Kate's Perspective


Monday, November 25, 2002
While Meg was running 26.2 miles this Sunday, my eBay auction concluded. I made $730! Which I used to buy a sofa. I am an official couch potato now!



Monday, November 18, 2002
I am finally giving up my dream of becoming an Olympic rower. Okay, maybe that dream was a fleeting moment that passed 6 years ago... but I am finally selling my erg and freeing up some storage space. I am also a first time seller on eBay! Click here to view my listing.
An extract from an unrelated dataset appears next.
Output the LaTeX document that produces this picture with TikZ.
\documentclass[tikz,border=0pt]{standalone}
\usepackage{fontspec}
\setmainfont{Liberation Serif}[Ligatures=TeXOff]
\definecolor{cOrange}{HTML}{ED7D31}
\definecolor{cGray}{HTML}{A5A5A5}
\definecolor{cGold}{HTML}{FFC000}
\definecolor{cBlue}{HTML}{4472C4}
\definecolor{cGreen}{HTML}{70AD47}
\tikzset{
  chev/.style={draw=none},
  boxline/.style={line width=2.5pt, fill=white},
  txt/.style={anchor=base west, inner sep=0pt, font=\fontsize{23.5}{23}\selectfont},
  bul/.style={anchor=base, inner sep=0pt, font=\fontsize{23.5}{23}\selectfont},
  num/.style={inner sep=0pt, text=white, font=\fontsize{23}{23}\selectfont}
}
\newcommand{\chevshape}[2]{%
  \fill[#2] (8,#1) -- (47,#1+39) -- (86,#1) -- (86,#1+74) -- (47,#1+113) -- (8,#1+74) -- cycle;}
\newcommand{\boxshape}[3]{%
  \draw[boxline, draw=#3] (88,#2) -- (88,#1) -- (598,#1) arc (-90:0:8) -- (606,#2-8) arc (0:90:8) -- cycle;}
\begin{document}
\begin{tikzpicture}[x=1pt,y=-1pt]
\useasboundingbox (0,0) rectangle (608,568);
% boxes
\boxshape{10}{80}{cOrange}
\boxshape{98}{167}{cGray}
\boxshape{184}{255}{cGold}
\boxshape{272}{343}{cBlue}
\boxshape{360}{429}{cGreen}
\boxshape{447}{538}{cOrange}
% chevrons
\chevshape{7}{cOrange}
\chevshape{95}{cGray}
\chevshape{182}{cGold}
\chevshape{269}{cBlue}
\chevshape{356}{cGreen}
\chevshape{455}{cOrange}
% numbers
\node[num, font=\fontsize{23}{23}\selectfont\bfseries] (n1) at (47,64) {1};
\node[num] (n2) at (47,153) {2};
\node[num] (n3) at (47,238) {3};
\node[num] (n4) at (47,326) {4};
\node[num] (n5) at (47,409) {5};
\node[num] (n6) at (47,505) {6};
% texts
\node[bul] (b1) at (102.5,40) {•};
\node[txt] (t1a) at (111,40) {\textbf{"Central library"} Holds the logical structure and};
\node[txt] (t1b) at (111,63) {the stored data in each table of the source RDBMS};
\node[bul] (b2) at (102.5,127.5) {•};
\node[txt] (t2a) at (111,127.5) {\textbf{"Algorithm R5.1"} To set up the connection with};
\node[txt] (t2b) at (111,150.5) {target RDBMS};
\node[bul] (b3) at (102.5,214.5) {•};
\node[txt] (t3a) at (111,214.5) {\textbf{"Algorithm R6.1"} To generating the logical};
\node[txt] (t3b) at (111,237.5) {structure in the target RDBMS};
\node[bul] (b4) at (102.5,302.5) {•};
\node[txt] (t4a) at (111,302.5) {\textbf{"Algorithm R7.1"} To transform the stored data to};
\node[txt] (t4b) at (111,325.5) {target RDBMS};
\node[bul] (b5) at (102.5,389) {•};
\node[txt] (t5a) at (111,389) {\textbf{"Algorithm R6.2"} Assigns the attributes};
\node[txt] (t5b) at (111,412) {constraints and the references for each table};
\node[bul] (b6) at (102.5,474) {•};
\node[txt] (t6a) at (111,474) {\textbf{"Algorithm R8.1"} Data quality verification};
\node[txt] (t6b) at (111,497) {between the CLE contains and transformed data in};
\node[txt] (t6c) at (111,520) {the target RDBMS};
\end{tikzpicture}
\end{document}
For those of you who are wondering how marriage changes a relationship, I will share my experience. Being married signifies to your parents that you are now ready, willing, and anxious to take responsibility for all the accumulated souvenirs of a lifetime: your own lifetime, your spouse's lifetime, your parents' and your spouse's parents' lifetimes. John and I are waging a war on accumulation in our house. I have finally consolidated and labeled our financial records, but my mother's gift of a box of childhood report cards, school reports titled "All About Me!" and dated 1983, is now lurking darkly in the corner, waiting for another Saturday's sifting. Ugh. It sounds like complaining... maybe just a little.




Monday, November 11, 2002
I tried to post on 11/8/02, but my text kept disappearing! All I wanted to say was that despite the lack of a sidebar on my blog, John and I did manage to accomplish most of the to-do list over the last month: there is a new kitchen faucet, the wedding presents are put away, a new-to-us bureau and mirror grace the guest room, and a new-to-us painting hangs over the sofa-- thanks Mom! Thanks Risa!
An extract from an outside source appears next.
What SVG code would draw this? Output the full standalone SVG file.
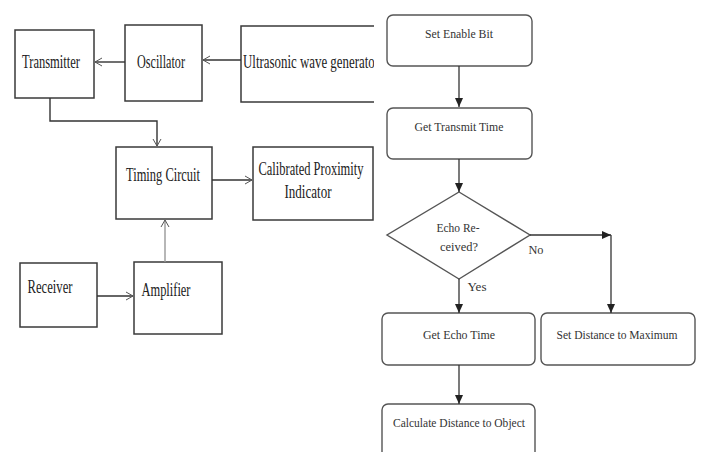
<svg xmlns="http://www.w3.org/2000/svg" width="702" height="452" viewBox="0 0 702 452">
<style>
.blk{fill:#fff;stroke:#3a3a3a;stroke-width:1.5}
.fc{fill:#fff;stroke:#555;stroke-width:1.4}
.lt{font-family:"Liberation Serif",serif;font-size:18px;fill:#222;text-anchor:middle}
.ft{font-family:"Liberation Serif",serif;font-size:13px;fill:#333;text-anchor:middle}
.ln{fill:none;stroke:#333;stroke-width:1.4}
.fl{fill:none;stroke:#333;stroke-width:1.3}
</style>
<defs>
<marker id="open" markerWidth="10" markerHeight="10" refX="9" refY="5" orient="auto" markerUnits="userSpaceOnUse">
<path d="M2,1 L9,5 L2,9" fill="none" stroke="#555" stroke-width="1"/>
</marker>
<marker id="tri" markerWidth="10" markerHeight="10" refX="9" refY="5" orient="auto" markerUnits="userSpaceOnUse">
<path d="M0,1 L9,5 L0,9 Z" fill="#222"/>
</marker>
<clipPath id="clipL"><rect x="0" y="0" width="374" height="452"/></clipPath>
</defs>
<rect width="702" height="452" fill="#fff"/>

<g id="transmitter"><rect class="blk" x="15" y="30" width="79" height="68"/><text class="lt" x="51" y="68" textLength="58" lengthAdjust="spacingAndGlyphs">Transmitter</text></g>
<g id="oscillator"><rect class="blk" x="125" y="25" width="77" height="76"/><text class="lt" x="161" y="68" textLength="48" lengthAdjust="spacingAndGlyphs">Oscillator</text></g>
<g id="generator" clip-path="url(#clipL)"><path class="blk" d="M374,26 H241 V102 H374"/><text x="243" y="68" font-family="Liberation Serif,serif" font-size="18" fill="#222" textLength="136" lengthAdjust="spacingAndGlyphs">Ultrasonic wave generator</text></g>
<g id="timing"><rect class="blk" x="116" y="147" width="96" height="72"/><text class="lt" x="163" y="181" textLength="74" lengthAdjust="spacingAndGlyphs">Timing Circuit</text></g>
<g id="indicator"><rect class="blk" x="253" y="147" width="120" height="73"/><text class="lt" x="311" y="175" textLength="105" lengthAdjust="spacingAndGlyphs">Calibrated Proximity</text><text class="lt" x="308" y="198" textLength="47" lengthAdjust="spacingAndGlyphs">Indicator</text></g>
<g id="receiver"><rect class="blk" x="20" y="263" width="77" height="64"/><text class="lt" x="50" y="293" textLength="45" lengthAdjust="spacingAndGlyphs">Receiver</text></g>
<g id="amplifier"><rect class="blk" x="134" y="262" width="88" height="72"/><text class="lt" x="166" y="296" textLength="49" lengthAdjust="spacingAndGlyphs">Amplifier</text></g>

<g id="set-enable"><rect class="fc" x="387" y="15" width="145" height="51" rx="6"/><text class="ft" x="459" y="38" textLength="68" lengthAdjust="spacingAndGlyphs">Set Enable Bit</text></g>
<g id="get-transmit"><rect class="fc" x="387" y="108" width="145" height="51" rx="6"/><text class="ft" x="459" y="131" textLength="89" lengthAdjust="spacingAndGlyphs">Get Transmit Time</text></g>
<g id="echo-received"><path class="fc" d="M459,192 L530,235 L459,279 L387,235 Z"/><text class="ft" x="458" y="232" textLength="43" lengthAdjust="spacingAndGlyphs">Echo Re-</text><text class="ft" x="459" y="251" textLength="38" lengthAdjust="spacingAndGlyphs">ceived?</text></g>
<g id="get-echo"><rect class="fc" x="382" y="313" width="153" height="52" rx="6"/><text class="ft" x="459" y="339" textLength="72" lengthAdjust="spacingAndGlyphs">Get Echo Time</text></g>
<g id="set-max"><rect class="fc" x="541" y="313" width="154" height="52" rx="6"/><text class="ft" x="617" y="339" textLength="121" lengthAdjust="spacingAndGlyphs">Set Distance to Maximum</text></g>
<g id="calculate"><rect class="fc" x="382" y="404" width="153" height="60" rx="6"/><text class="ft" x="459" y="427" textLength="132" lengthAdjust="spacingAndGlyphs">Calculate Distance to Object</text></g>

<g id="connectors">
<line class="ln" x1="125" y1="62" x2="95" y2="62" marker-end="url(#open)"/>
<line class="ln" x1="241" y1="60" x2="203" y2="60" marker-end="url(#open)"/>
<path class="ln" d="M50,98 V121 H157 V146" marker-end="url(#open)"/>
<line class="ln" x1="212" y1="180" x2="252" y2="180" marker-end="url(#open)"/>
<line class="ln" x1="97" y1="296" x2="133" y2="296" marker-end="url(#open)"/>
<line x1="165" y1="262" x2="165" y2="220" stroke="#999" stroke-width="1.4" marker-end="url(#open)"/>
<line class="fl" x1="459" y1="66" x2="459" y2="107" marker-end="url(#tri)"/>
<line class="fl" x1="459" y1="159" x2="459" y2="192" marker-end="url(#tri)"/>
<line class="fl" x1="530" y1="235" x2="611" y2="235" marker-end="url(#tri)"/>
<line class="fl" x1="611" y1="235" x2="611" y2="313" marker-end="url(#tri)"/>
<line class="fl" x1="459" y1="279" x2="459" y2="313" marker-end="url(#tri)"/>
<line class="fl" x1="459" y1="365" x2="459" y2="404" marker-end="url(#tri)"/>
<text class="ft" x="536" y="254" textLength="15" lengthAdjust="spacingAndGlyphs">No</text>
<text class="ft" x="477" y="291" textLength="19" lengthAdjust="spacingAndGlyphs">Yes</text>
</g>
</svg>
More exciting is the news that Tiffany and Jon welcomed their new son, Jack, on Monday the 4th-- Tiffany predicted that due date months ago, even though the doctor thought it would be earlier. Congratulations on such a handsome baby! I can't wait to squeeze him in December, when John and I head west for a visit!
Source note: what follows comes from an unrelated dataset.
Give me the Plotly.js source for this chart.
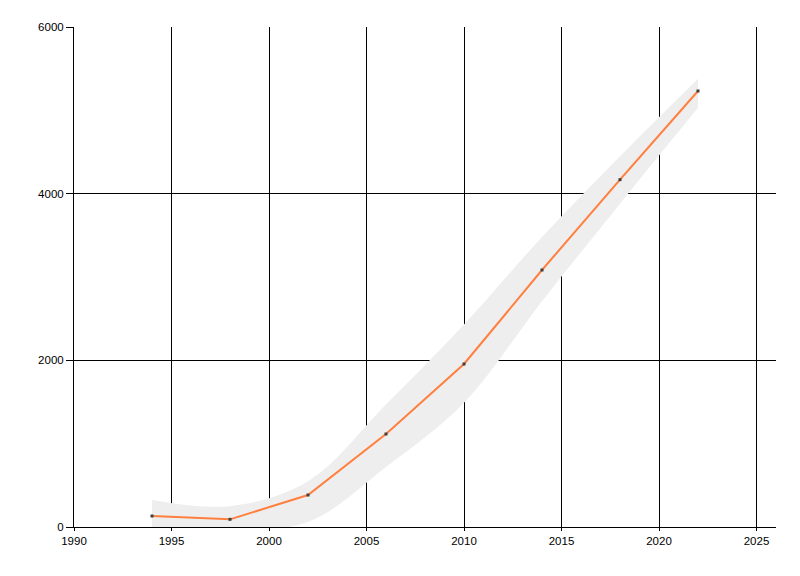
<!DOCTYPE html>
<html>
<head>
<meta charset="utf-8">
<script src="https://cdn.plot.ly/plotly-3.0.1.min.js"></script>
<style>html,body{margin:0;padding:0;background:#fff;}#chart{width:800px;height:576px;}</style>
</head>
<body>
<div id="chart"></div>
<script>
const years = [1994, 1998, 2002, 2006, 2010, 2014, 2018, 2022];
const values = [132, 92, 384, 1116, 1956, 3084, 4168, 5232];
const bandUpper = [324, 250, 550, 1470, 2430, 3480, 4450, 5380];
const bandLower = [0, -30, 60, 720, 1490, 2710, 3880, 5030];
const xTicks = [1990, 1995, 2000, 2005, 2010, 2015, 2020, 2025];
const yTicks = [0, 2000, 4000, 6000];

const traces = [
  {x: years, y: bandLower, type: 'scatter', mode: 'lines', line: {width: 0, shape: 'spline', smoothing: 1, color: 'rgba(0,0,0,0)'}, hoverinfo: 'skip', showlegend: false},
  {x: years, y: bandUpper, type: 'scatter', mode: 'lines', fill: 'tonexty', fillcolor: '#EEEEEE', line: {width: 0, shape: 'spline', smoothing: 1, color: 'rgba(0,0,0,0)'}, hoverinfo: 'skip', showlegend: false},
  {x: years, y: values, type: 'scatter', mode: 'lines+markers', line: {color: '#FF7F3F', width: 2}, marker: {symbol: 'square', size: 3, color: '#404040'}, showlegend: false}
];

const layout = {
  width: 800, height: 576,
  margin: {l: 74, r: 24, t: 27, b: 49},
  paper_bgcolor: '#fff', plot_bgcolor: '#fff',
  font: {family: 'Liberation Sans, Arial, sans-serif', size: 11.5, color: '#000'},
  showlegend: false,
  xaxis: {
    range: [1990, 2026], tickvals: xTicks, ticktext: xTicks.map(String),
    showgrid: true, gridcolor: '#000', gridwidth: 1,
    showline: true, linecolor: '#000', linewidth: 1,
    ticks: 'outside', ticklen: 3, tickcolor: '#000', zeroline: false
  },
  yaxis: {
    range: [0, 6000], tickvals: yTicks, ticktext: yTicks.map(String),
    showgrid: true, gridcolor: '#000', gridwidth: 1,
    showline: true, linecolor: '#000', linewidth: 1,
    ticks: 'outside', ticklen: 7, tickcolor: '#000', zeroline: false
  }
};

Plotly.newPlot('chart', traces, layout, {staticPlot: true, displayModeBar: false});
</script>
</body>
</html>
Finally, I spent part of Sunday cleaning out the last of my childhood souvenirs from my mother's basement. We added an old silk sampler, a blanket chest, and another mirror to our household, and said goodbye to all my books (only because they are mostly still in print, and I imagine my kids would prefer clean books to my mildewed old paperbacks-- however, I will miss my own original copies of the Narnia series and Anne of Green Gables). In my family, the well-worn, second-tier antiques are plentiful. The years of use are obvious-- knicks and scars abound on wooden surfaces that are split and cracked from years of humidity changes; rips and rot obscure fine needlework on quilts and samplers. After two years at Christie's, I have few illusions about the value of these heirlooms, but I did find a nice passage about patina in our weekly press clippings packet:

As long ago as the 16th century, "the patina of use was a sign and guarantee of standing...It served as a kind of proof of the family's longevity and the duration of their gentle status."
Culture & Consumption, Grant McCracken

In my case, perhaps the two meanings of "gentle" are paradoxical, considering the obvious stresses to the finishes!